Moon, como todos los líderes negros moderados, no oculta su angustia. Porque, mientras la presión de los extremistas recrudece, la violencia comienza a producir un fruto temible, que apareció también en los motines del año pasado: la contraviolencia blanca. Inclusive, los negros más pacíficos se sienten solidarios con sus hermanos de color, reducidos por la fuerza de las granadas lacrimógenas o los garrotes electrizados; algo comparable a lo que ocurre con los vietnamitas anticomunistas que, pese a todo, sienten admiración por los éxitos de sus compatriotas ante el ejército extranjero. Es verdad que, según las encuestas de opinión, los negros estadounidenses depositan más confianza en Martin Luther King y Roy Wilkins que en Rap Brown o Stokely Carmichael. Pero la opinión es una veleta: en cualquier momento puede cambiar de rumbo.
Los pivotes de la estrategia antiblanca son los sórdidos ghettos. La fuerza ejecutiva está en manos de esa fracción de la población de color, sumida en extremo pauperismo. En el ghetto de Newark, por ejemplo, el 12 por ciento de los adultos carece de trabajo; el 40 por ciento de los niños nace de padre desconocido, o son hijos de madres abandonadas...
Las calles que rodean a los edificios; los patios, techos y terrazas; las escaleras de incendio, equivalen a una jungla en la cual los guerrilleros de los ghettos se desplazan como peces en el agua.
Pero los cabecillas "guerrilleros" no están de acuerdo entre sí: uno de los hermanos, Henry Richard, preconiza un retorno al Sud: la conquista insurreccional de un territorio que se convertiría en un estado negro, independiente y soberano. El reverendo Albert Cleage, cuya sangre negra está tan diluida que casi no se diferencia de los blancos, cree preferentemente en el terrorismo urbano. Su meta es también diferente: "El hombre blanco —dice— deberá dejarnos el control de nuestras ciudades."
Los partidarios del Poder Negro no se inquietan ante los amenazantes problemas económicos. "Somos —proclama el reverendo Cleage— la más grande, la más rica colonia del hombre blanco. Somos más valiosos que los diamantes de África del Sur, y les enseñaremos a los blancos a respetar los ghettos tanto como a cualquier otro país extranjero."
Para los teóricos del "Black Power", la América blanca no puede prescindir del mercado comprador y la mano de obra negros. Sobre esta base podrían dictarse las condiciones para una coexistencia pacífica: el "gobierno" de color negociaría con las autoridades federales una cuota de mano de obra en las empresas blancas, y una participación en las medidas de gobierno. Sería el punto de partida para organizar su sociedad como ellos la entienden, con sus propias instituciones políticas y culturales, sus escuelas y —probablemente— su religión.
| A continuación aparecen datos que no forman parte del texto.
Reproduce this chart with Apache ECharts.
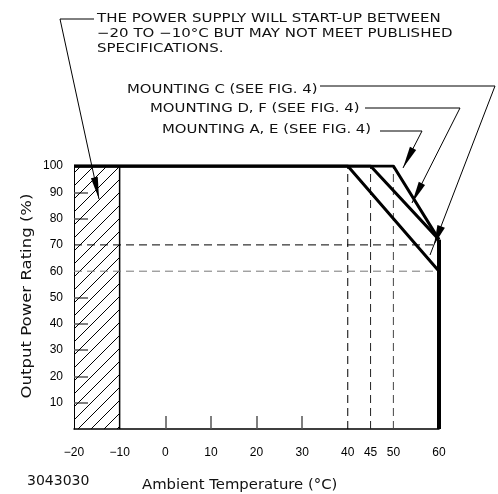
<!DOCTYPE html>
<html><head><meta charset="utf-8">
<script src="https://cdn.jsdelivr.net/npm/echarts@6/dist/echarts.min.js"></script>
<style>html,body{margin:0;padding:0;background:#fff}#c{width:498px;height:494px}</style>
</head><body><div id="c"></div>
<script>
// ---- data ----
const xTickLabels = [-20, -10, 0, 10, 20, 30, 40, 45, 50, 60];
const xTickMarks = [0, 10, 20, 30];
const yTickLabels = [10, 20, 30, 40, 50, 60, 70, 80, 90, 100];
const yTickMarks = [10, 20, 30, 40, 50, 80, 90];
const mountingAE = [[-20, 100], [40, 100], [60, 60]];
const mountingDF = [[-20, 100], [45, 100], [60, 72]];
const mountingC  = [[-20, 100], [50, 100], [60, 72]];
const cutoffLine = [[60, 72], [60, 0]];
const startupZone = [-20, -10];      // temperature range, hatched
const refTemps = [40, 45, 50];        // vertical dashed guides
const refPowers = [70, 60];           // horizontal dashed guides
const noteLines = ['THE POWER SUPPLY WILL START-UP BETWEEN', '\u221220 TO \u221210\u00B0C BUT MAY NOT MEET PUBLISHED', 'SPECIFICATIONS.'];
const mountingLabels = ['MOUNTING C (SEE FIG. 4)', 'MOUNTING D, F (SEE FIG. 4)', 'MOUNTING A, E (SEE FIG. 4)'];

// ---- hatch pattern ----
const H = 13;
const pc = document.createElement('canvas');
pc.width = H; pc.height = H;
const g = pc.getContext('2d');
g.strokeStyle = '#000'; g.lineWidth = 1;
g.beginPath(); g.moveTo(-1, H + 1); g.lineTo(H + 1, -1); g.stroke();
g.beginPath(); g.moveTo(-1, 1); g.lineTo(1, -1); g.stroke();
g.beginPath(); g.moveTo(H - 1, H + 1); g.lineTo(H + 1, H - 1); g.stroke();

const chart = echarts.init(document.getElementById('c'), null, {renderer: 'canvas'});
const txtFont = 'DejaVu Sans';
const lab = {fontFamily: 'Liberation Sans', fontSize: 12, color: '#000'};

function arrowHead(tx, ty, fx, fy, len, hw) {
  const dx = tx - fx, dy = ty - fy, d = Math.hypot(dx, dy);
  const ux = dx / d, uy = dy / d;
  const bx = tx - ux * len, by = ty - uy * len;
  return {type: 'polygon', shape: {points: [[tx, ty], [bx - uy * hw, by + ux * hw], [bx + uy * hw, by - ux * hw]]}, style: {fill: '#000'}, z: 100};
}
function leader(points, tip) {
  const pts = points.concat([tip]);
  const prev = pts[pts.length - 2];
  return [
    {type: 'polyline', shape: {points: pts}, style: {stroke: '#000', lineWidth: 1, fill: null}, z: 100},
    arrowHead(tip[0], tip[1], prev[0], prev[1], 22, 3.5)
  ];
}

const graphics = [];
noteLines.forEach((t, i) => graphics.push({type: 'text', x: 97, y: 18.5 + i * 15, scaleX: 1.2, style: {text: t, font: '12.5px ' + txtFont, fill: '#111', textVerticalAlign: 'middle'}, z: 100}));
const mx = [127, 150, 162], my = [90, 109, 130];
mountingLabels.forEach((t, i) => graphics.push({type: 'text', x: mx[i], y: my[i], scaleX: 1.19, style: {text: t, font: '12.5px ' + txtFont, fill: '#111', textVerticalAlign: 'middle'}, z: 100}));
graphics.push(...leader([[94, 19], [60, 19]], [99, 199]));
graphics.push({type: 'polyline', shape: {points: [[320, 86], [495, 86], [430, 255]]}, style: {stroke: '#000', lineWidth: 1, fill: null}, z: 100});
graphics.push(arrowHead(434, 245, 495, 86, 20, 4));
graphics.push(...leader([[365, 108], [460, 108]], [412, 203]));
graphics.push(...leader([[380, 131], [422, 131]], [403, 168]));
graphics.push({type: 'text', x: 142, y: 485, scaleX: 1.06, style: {text: 'Ambient Temperature (\u00B0C)', font: '14px ' + txtFont, fill: '#111', textVerticalAlign: 'middle'}});
graphics.push({type: 'text', x: 27, y: 481, style: {text: '3043030', font: '14px ' + txtFont, fill: '#111', textVerticalAlign: 'middle'}});
graphics.push({type: 'text', x: 27, y: 296, rotation: Math.PI / 2, scaleX: 1.14, style: {text: 'Output Power Rating (%)', font: '14.5px ' + txtFont, fill: '#111', textAlign: 'center', textVerticalAlign: 'middle'}});

function dashed(data, color) {
  return {type: 'line', data: data, symbol: 'none', silent: true, z: 2,
    lineStyle: {color: color, width: 1, type: [8, 5]}};
}
const guideColorsV = ['#000', '#222', '#444'];
const guideColorsH = ['#000', '#777'];

const series = [
  {type: 'custom', z: 1, silent: true, data: [[startupZone[0], startupZone[1], 0, 100]],
   renderItem: function (params, api) {
     const p0 = api.coord([api.value(0), api.value(3)]);
     const p1 = api.coord([api.value(1), api.value(2)]);
     return {type: 'group', children: [
       {type: 'rect', shape: {x: p0[0], y: p0[1], width: p1[0] - p0[0], height: p1[1] - p0[1]}, style: {fill: {image: pc, repeat: 'repeat'}}},
       {type: 'line', shape: {x1: p1[0], y1: p0[1], x2: p1[0], y2: p1[1]}, style: {stroke: '#000', lineWidth: 1.5}}
     ]};
   }}
];
refTemps.forEach((t, i) => series.push(dashed([[t, 0], [t, 100]], guideColorsV[i])));
refPowers.forEach((p, i) => series.push(dashed([[-20, p], [60, p]], guideColorsH[i])));
[mountingAE, mountingDF, mountingC].forEach(d => series.push({type: 'line', data: d, symbol: 'none', silent: true, z: 5, lineStyle: {color: '#000', width: 3}}));
series.push({type: 'line', data: cutoffLine, symbol: 'none', silent: true, z: 5, lineStyle: {color: '#000', width: 4}});

chart.setOption({
  animation: false,
  backgroundColor: '#fff',
  grid: {left: 74, right: 59, top: 166, bottom: 65, outerBoundsMode: 'none', containLabel: false},
  xAxis: {type: 'value', min: -20, max: 60, interval: 5,
    axisLine: {show: true, onZero: false, lineStyle: {color: '#000', width: 1.5}},
    axisTick: {show: true, inside: true, length: 13, customValues: xTickMarks, lineStyle: {color: '#555', width: 1.5}},
    axisLabel: {show: true, margin: 18, customValues: xTickLabels, formatter: v => (v < 0 ? '\u2212' + Math.abs(v) : String(v)), ...lab},
    splitLine: {show: false}},
  yAxis: {type: 'value', min: 0, max: 100, interval: 10,
    axisLine: {show: true, onZero: false, lineStyle: {color: '#000', width: 1}},
    axisTick: {show: true, inside: true, length: 14, customValues: yTickMarks, lineStyle: {color: '#555', width: 1.5}},
    axisLabel: {show: true, margin: 11, customValues: yTickLabels, ...lab},
    splitLine: {show: false}},
  series: series,
  graphic: graphics
});
</script></body></html>
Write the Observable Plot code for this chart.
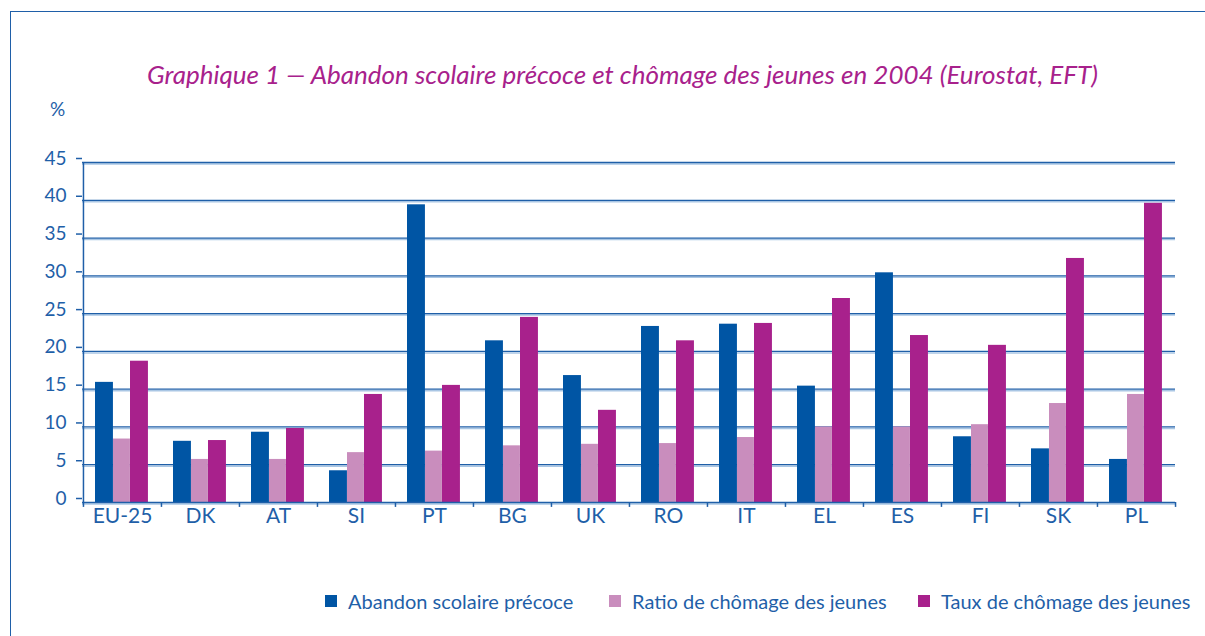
<!DOCTYPE html>
<html>
<head>
<meta charset="utf-8">
<script src="https://cdn.jsdelivr.net/npm/d3@7"></script>
<script src="https://cdn.jsdelivr.net/npm/@observablehq/plot@0.6"></script>
<style>
  html, body { margin: 0; padding: 0; background: #fff; }
  #wrap { position: relative; width: 1205px; height: 636px; overflow: hidden; font-family: Lato, "Open Sans", sans-serif; }
  #frame { position: absolute; left: 10px; top: 11px; width: 1300px; height: 700px; border-left: 1.5px solid #1f5fa8; border-top: 1.5px solid #1f5fa8; }
  #title { position: absolute; left: 0; top: 58px; width: 1245px; text-align: center; font-style: italic; font-size: 26px; color: #a8218c; white-space: nowrap; }
  #unit { position: absolute; left: 50px; top: 97px; font-size: 19px; color: #1f5fa8; }
  #chart { position: absolute; left: 0; top: 0; }
  .leg { position: absolute; top: 589px; font-size: 20px; color: #1f5fa8; display: flex; align-items: center; white-space: nowrap; }
  .leg span.sw { display: inline-block; width: 12px; height: 12px; margin-right: 11px; }
</style>
</head>
<body>
<div id="wrap">
  <div id="frame"></div>
  <div id="title"></div>
  <div id="unit">%</div>
  <div id="chart"></div>
  <div id="legend"></div>
</div>
<script>
const titleText = "Graphique 1 — Abandon scolaire précoce et chômage des jeunes en 2004 (Eurostat, EFT)";
const countries = ["EU-25","DK","AT","SI","PT","BG","UK","RO","IT","EL","ES","FI","SK","PL"];
const abandon = [15.9, 8.1, 9.3, 4.2, 39.4, 21.4, 16.8, 23.3, 23.6, 15.4, 30.4, 8.7, 7.1, 5.7];
const ratio   = [8.4, 5.7, 5.7, 6.6, 6.8, 7.5, 7.7, 7.8, 8.6, 10.0, 10.0, 10.3, 13.1, 14.3];
const taux    = [18.7, 8.2, 9.8, 14.3, 15.5, 24.5, 12.2, 21.4, 23.7, 27.0, 22.1, 20.8, 32.3, 39.6];
const yTicks = [0, 5, 10, 15, 20, 25, 30, 35, 40, 45];
const seriesNames = ["Abandon scolaire précoce", "Ratio de chômage des jeunes", "Taux de chômage des jeunes"];
const seriesColors = ["#0055a4", "#c98dbd", "#a8218c"];

document.getElementById("title").textContent = titleText;

const W = 1205, H = 540, mL = 82, mR = 30, mT = 162, mB = 38;
const bw = (W - mL - mR) / countries.length;
const axisBlue = "#1f5fa8", shadow = "#a9c6e4";

const rows = s => countries.map((c, i) => ({country: c, value: s[i]}));
const seriesData = [abandon, ratio, taux].map(rows);
const insets = [[12, 30], [30, 47], [47, 65]];

const chart = Plot.plot({
  width: W, height: H,
  marginLeft: mL, marginRight: mR, marginTop: mT, marginBottom: mB,
  style: {fontFamily: "Lato, 'Open Sans', sans-serif", color: axisBlue, background: "transparent"},
  x: {type: "band", domain: countries, padding: 0, axis: null},
  y: {domain: [0, 45], axis: null},
  marks: [
    Plot.ruleY(yTicks.filter(d => d > 0), {stroke: shadow, strokeWidth: 1.5, dy: 1.5}),
    Plot.ruleY(yTicks.filter(d => d > 0), {stroke: axisBlue, strokeWidth: 1.3}),
    ...seriesData.map((d, k) => Plot.barY(d, {
      x: "country", y: "value", fill: seriesColors[k],
      insetLeft: insets[k][0], insetRight: bw - insets[k][1]
    })),
    Plot.ruleY([0], {stroke: shadow, strokeWidth: 1.5, dy: 1.5}),
    Plot.ruleY([0], {stroke: axisBlue, strokeWidth: 1.5}),
    Plot.ruleX([countries[0]], {x: d => d, y1: 0, y2: 45, dx: -bw / 2, stroke: axisBlue, strokeWidth: 1.5}),
    Plot.ruleX(countries, {x: d => d, y1: 0, y2: -0.65, dx: -bw / 2, stroke: axisBlue, strokeWidth: 1.5}),
    Plot.ruleX([countries[countries.length - 1]], {x: d => d, y1: 0, y2: -0.65, dx: bw / 2, stroke: axisBlue, strokeWidth: 1.5}),
    Plot.axisY(yTicks, {anchor: "left", tickSize: 6, tickPadding: 10, fontSize: 19, stroke: axisBlue, fill: axisBlue, strokeWidth: 1.5, dy: -4, label: null}),
    Plot.axisX({anchor: "bottom", tickSize: 0, tickPadding: 6, fontSize: 21, fill: axisBlue, label: null})
  ]
});
document.getElementById("chart").appendChild(chart);

const legendLeft = [325, 609, 918];
const legend = document.getElementById("legend");
seriesNames.forEach((name, k) => {
  const item = document.createElement("div");
  item.className = "leg";
  item.style.left = legendLeft[k] + "px";
  const sw = document.createElement("span");
  sw.className = "sw";
  sw.style.background = seriesColors[k];
  item.appendChild(sw);
  item.appendChild(document.createTextNode(name));
  legend.appendChild(item);
});
</script>
</body>
</html>
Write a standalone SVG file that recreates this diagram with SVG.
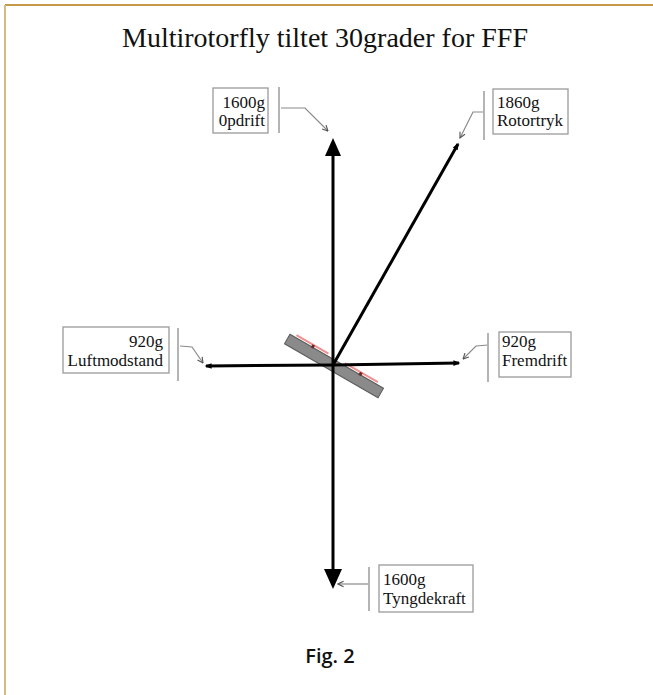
<svg xmlns="http://www.w3.org/2000/svg" width="653" height="695" viewBox="0 0 653 695">
<defs>
<style>
.lbl{font-family:"Liberation Serif","Times New Roman",serif;font-size:17px;fill:#111}
.box{fill:#fff;stroke:#9a9a9a;stroke-width:1.3}
.brk{stroke:#b4b4b4;stroke-width:2;fill:none}
.con{stroke:#8a8a8a;stroke-width:1.2;fill:none;marker-end:url(#open)}
.force{stroke:#000;stroke-width:3;fill:none}
</style>
<marker id="open" viewBox="0 0 10 10" refX="9" refY="5" markerWidth="7" markerHeight="7" markerUnits="userSpaceOnUse" orient="auto">
<path d="M1,1 L9,5 L1,9" fill="none" stroke="#555" stroke-width="1.6"/>
</marker>
<marker id="tip" viewBox="0 0 10 10" refX="8" refY="5" markerWidth="8" markerHeight="7" markerUnits="userSpaceOnUse" orient="auto">
<path d="M0,1 L10,5 L0,9 Z" fill="#000"/>
</marker>
</defs>
<rect width="653" height="695" fill="#fff"/>
<line x1="5" y1="5" x2="653" y2="5" stroke="#c49a4a" stroke-width="2"/>
<line x1="5" y1="5" x2="5" y2="695" stroke="#d2bd85" stroke-width="2"/>
<text x="325" y="47" text-anchor="middle" font-family="Liberation Serif, serif" font-size="28" fill="#111">Multirotorfly tiltet 30grader for FFF</text>

<g id="plate" transform="translate(334,366) rotate(30)">
<rect x="-54" y="-5.5" width="108" height="11" fill="#8a8a8a" stroke="#5a5a5a" stroke-width="1"/>
<line x1="-48" y1="-8" x2="-11" y2="-8" stroke="#f09090" stroke-width="2"/>
<line x1="8" y1="-8" x2="46" y2="-8" stroke="#f09090" stroke-width="2"/>
<rect x="-29.5" y="-8" width="3" height="3.5" fill="#6a2a2a"/>
<rect x="25.5" y="-8" width="3" height="3.5" fill="#6a2a2a"/>
</g>

<g id="connectors">
<line class="force" x1="333" y1="150" x2="333" y2="572"/>
<polygon points="333,138 325,156 341,156" fill="#000"/>
<polygon points="324,569 342,569 333,589" fill="#000"/>
<line class="force" x1="333" y1="365" x2="458" y2="144" marker-end="url(#tip)"/>
<line class="force" x1="333" y1="365" x2="206" y2="366" marker-end="url(#tip)"/>
<line class="force" x1="333" y1="365" x2="459" y2="363" marker-end="url(#tip)"/>
<polyline class="con" points="281,108 305,108 328,131"/>
<polyline class="con" points="483,112 473,112 460,138"/>
<polyline class="con" points="180,346 192,347 203,363"/>
<polyline class="con" points="488,345 476,346 463,359"/>
<polyline class="con" points="369,584 338,584"/>
</g>

<g id="opdrift">
<rect class="box" x="213" y="88" width="55" height="45"/>
<text class="lbl" x="265" y="108" text-anchor="end">1600g</text>
<text class="lbl" x="265" y="126" text-anchor="end">0pdrift</text>
<line class="brk" x1="279" y1="87" x2="279" y2="133"/>
</g>

<g id="rotortryk">
<rect class="box" x="493" y="89" width="75" height="45"/>
<text class="lbl" x="497" y="108">1860g</text>
<text class="lbl" x="497" y="126">Rotortryk</text>
<line class="brk" x1="484" y1="91" x2="484" y2="140"/>
</g>

<g id="luftmodstand">
<rect class="box" x="63" y="327" width="106" height="46"/>
<text class="lbl" x="163" y="347" text-anchor="end">920g</text>
<text class="lbl" x="163" y="366" text-anchor="end">Luftmodstand</text>
<line class="brk" x1="178" y1="328" x2="178" y2="381"/>
</g>

<g id="fremdrift">
<rect class="box" x="499" y="332" width="72" height="45"/>
<text class="lbl" x="502" y="347">920g</text>
<text class="lbl" x="502" y="366">Fremdrift</text>
<line class="brk" x1="488" y1="333" x2="488" y2="382"/>
</g>

<g id="tyngdekraft">
<rect class="box" x="379" y="565" width="94" height="47"/>
<text class="lbl" x="383" y="585">1600g</text>
<text class="lbl" x="383" y="604">Tyngdekraft</text>
<line class="brk" x1="369" y1="567" x2="369" y2="611"/>
</g>

<text x="330" y="663" text-anchor="middle" font-family="Open Sans, sans-serif" font-weight="600" font-size="20" fill="#111">Fig. 2</text>
</svg>
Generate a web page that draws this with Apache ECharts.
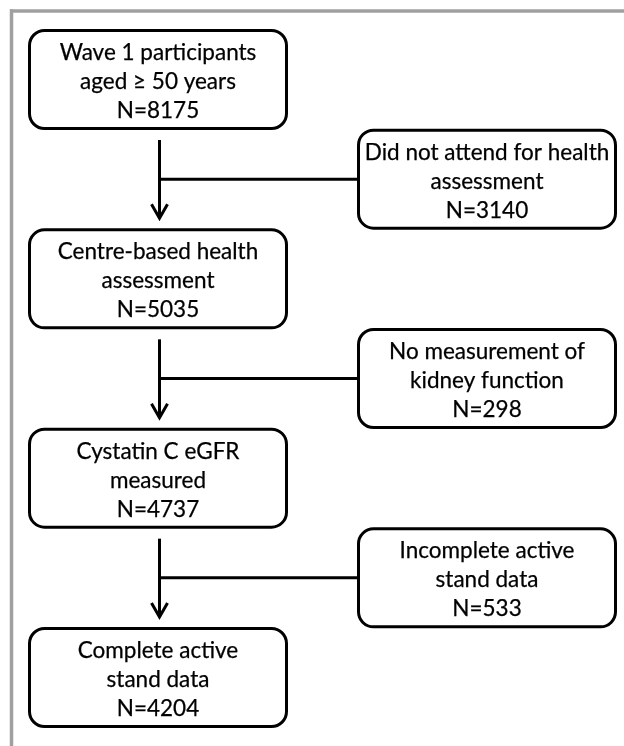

Este sistema tiene un nombre: "appartheid". Paradójicamente, su inventor fue el primer ministro de África de Sur, Daniel F. Malan, uno de los hombres más odiados y censurados en su momento. Una cruel paradoja convierte a Malcolm X, a Carmichael y Rap Brown en discípulos del doctor Malan.
Los Estados Unidos tomaron conciencia tardíamente de esta situación; recién ahora comprenden que están habitados por dos naciones distintas, de diferentes aspiraciones y capacidades. Se veía el problema bajo su aspecto racial, que es superficial y falso. Así, los conservadores del Sur querían mantener al negro en "su lugar", aunque a menudo sintieran por él simpatía y comprensión. Los liberales del Norte pretendían abatir toda discriminación legal —y si fuera posible social— entre negros y blancos. Ambas posiciones resultan simplistas. La comisión Kerner, por ejemplo, propone crear en tres años dos millones de empleos en los sectores público y privado; preconiza la dispersión de los ghettos y la construcción, en cinco años, de seis millones de unidades de vivienda. Reclama un aumento en las tasas de asistencia social y la multiplicación de las asociaciones cívicas "bicolores", así como un mayor acceso de los negros a los cargos municipales, a la policía, etc. Quiere, además, que las escuelas estén abiertas a todos los alumnos y maestros, sin ninguna discriminación.
Las recientes declaraciones de una joven profesora blanca ilustran las dificultades de esta medida: "Cuando acepté un puesto en una escuela del barrio negro, se me acordó un sueldo excepcional: 8.000 dólares por año. Pero en sólo tres meses perdí todas las esperanzas de poder hacer obra útil. Siento terror cada vez que debo dar la espalda a la clase para escribir en el pizarrón. La policía tuvo que venir tres veces a la escuela, para desarmar a los alumnos que llevaban revólveres y cuchillos..." Y esto ocurre en Washington, donde la condición material de los negros es la mejor.
Dos conclusiones parecen desprenderse según los observadores: la primera, que es un deber adoptar todas las previsiones para que en el futuro no se produzcan situaciones análogas. La experiencia sangrienta de Indonesia, Argelia, Irlanda y Checoslovaquia, demuestra que es casi imposible hacer convivir dos grupos tan heterogéneos en un mismo marco nacional. La segunda conclusión concierne a los propios Estados Unidos: su poderío es inmenso. Pero también son inmensos sus problemas. En su papel de monitor del mundo libre, Estados Unidos puede encontrarse en una situación que lo distraiga de su acción exterior. Y así como sería un error hostigarlo, también lo sería no comprender que puede llegar el día en que deba delegar parte de sus responsabilidades mundiales.